On June 26, 2012, the juvenile court entered an order approving the permanency plan recommending termination of parental rights and adoption by the current foster parents. On September 14, 2012, the mother filed a motion requesting that the juvenile court award her money for the purpose of translating from Spanish to English a report regarding a home study that had been completed on her home in Guatemala; the juvenile court granted that request. On December 14, 2012, the juvenile court entered a judicial-review order stating that it had reviewed the child’s situation and that, based on a court report prepared by DHR and dated December 13, 2012, reasonable efforts toward reunification had been made and the most appropriate plan was termination of parental rights and adoption by the current foster parents. On June 27, 2013, the juvenile court entered a permanency-hearing order finding that reasonable efforts had been made by DHR to finalize the permanency plan of termination of parental rights and adoption by the current foster parents. The mother filed a notice of appeal (appeal no. 2120850) on July 2, 2013, regarding the June 27, 2013, order. The father filed a notice of appeal (appeal no. 2120875) on July 11, 2013. The appeals were consolidated by this court.

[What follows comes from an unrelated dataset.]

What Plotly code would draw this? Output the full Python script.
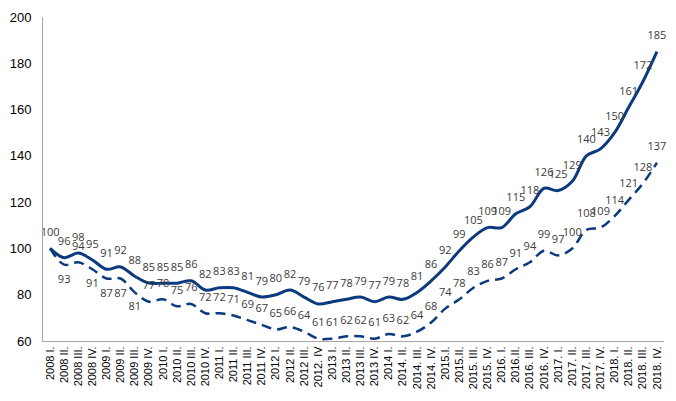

Both the mother and the father argue on appeal, among other things related to the June 27, 2013, order, that the juvenile court erred in approving DHR’s permanency plan of termination of parental rights with adoption of the child.

“Even though this issue has not been addressed by either party, this court must first determine whether it has jurisdiction over this appeal. ‘“Jurisdictional matters are of such importance that a court may take notice of them ex mero motu.’” Naylor v. Naylor, 981 So.2d 440, 441 (Ala.Civ.App.2007) (quoting McMurphy v. East Bay Clothiers, 892 So.2d 395, 397 (Ala.Civ.App.2004)). ‘The question whether a judgment is final is a jurisdictional question, and the reviewing court, on a determination that the judgment is not final, has a duty to dismiss the case.’ Hubbard v. Hubbard, 935 So.2d 1191, 1192 (Ala.Civ.App.2006) (citing Jim Walter Homes, Inc. v. Holman, 373 So.2d 869, 871 (Ala.Civ.App. 1979)). ‘[A] final judgment is a “terminal decision which demonstrates there has been a complete adjudication of all matters in controversy between the litigants.” ’ Dees v. State, 563 So.2d 1059, 1061 (Ala.Civ.App.1990) (quoting Tidwell v. Tidwell, 496 So.2d 91, 92 (Ala.Civ. App.1986)).”

Butler v. Phillips, 3 So.3d 922, 925 (Ala.Civ.App.2008).

In Ex parte F.V.O., 145 So.3d 27, 32 (Ala.2013), the Alabama Supreme Court determined that orders entered by the Coffee Juvenile Court after a dispositional-review hearing in a dependency case were nonfinal judgments. In that case, the Coffee Juvenile Court had approved changing the permanency plan to adoption. 145 So.3d at 28. The supreme court determined that the announcement of a new permanency plan “was in the nature of an administrative matter and did not of itself actually constitute an adjudication of any right of the mother from which an appeal would lie.” 145 So.3d at 30. In the present case, the appeals of the mother and the father are taken from a permanency-hearing order entered on June 27, 2013; that order merely continued the permanency plan that had been previously approved and instituted on June 26, 2012. In accordance with F.V.O., the determination in the June 27, 2013, order was “in the nature of an administrative matter” and, as argued by DHR, did not constitute an adjudication of the rights of the mother or the father from which an appeal would lie. We therefore dismiss the appeals of the mother and the father as being from a nonfinal judgment.

2120850 — APPEAL DISMISSED.

2120875 — APPEAL DISMISSED.

THOMPSON, P.J., and THOMAS and DONALDSON, JJ., concur.

MOORE, J., concurs in the result, without writing.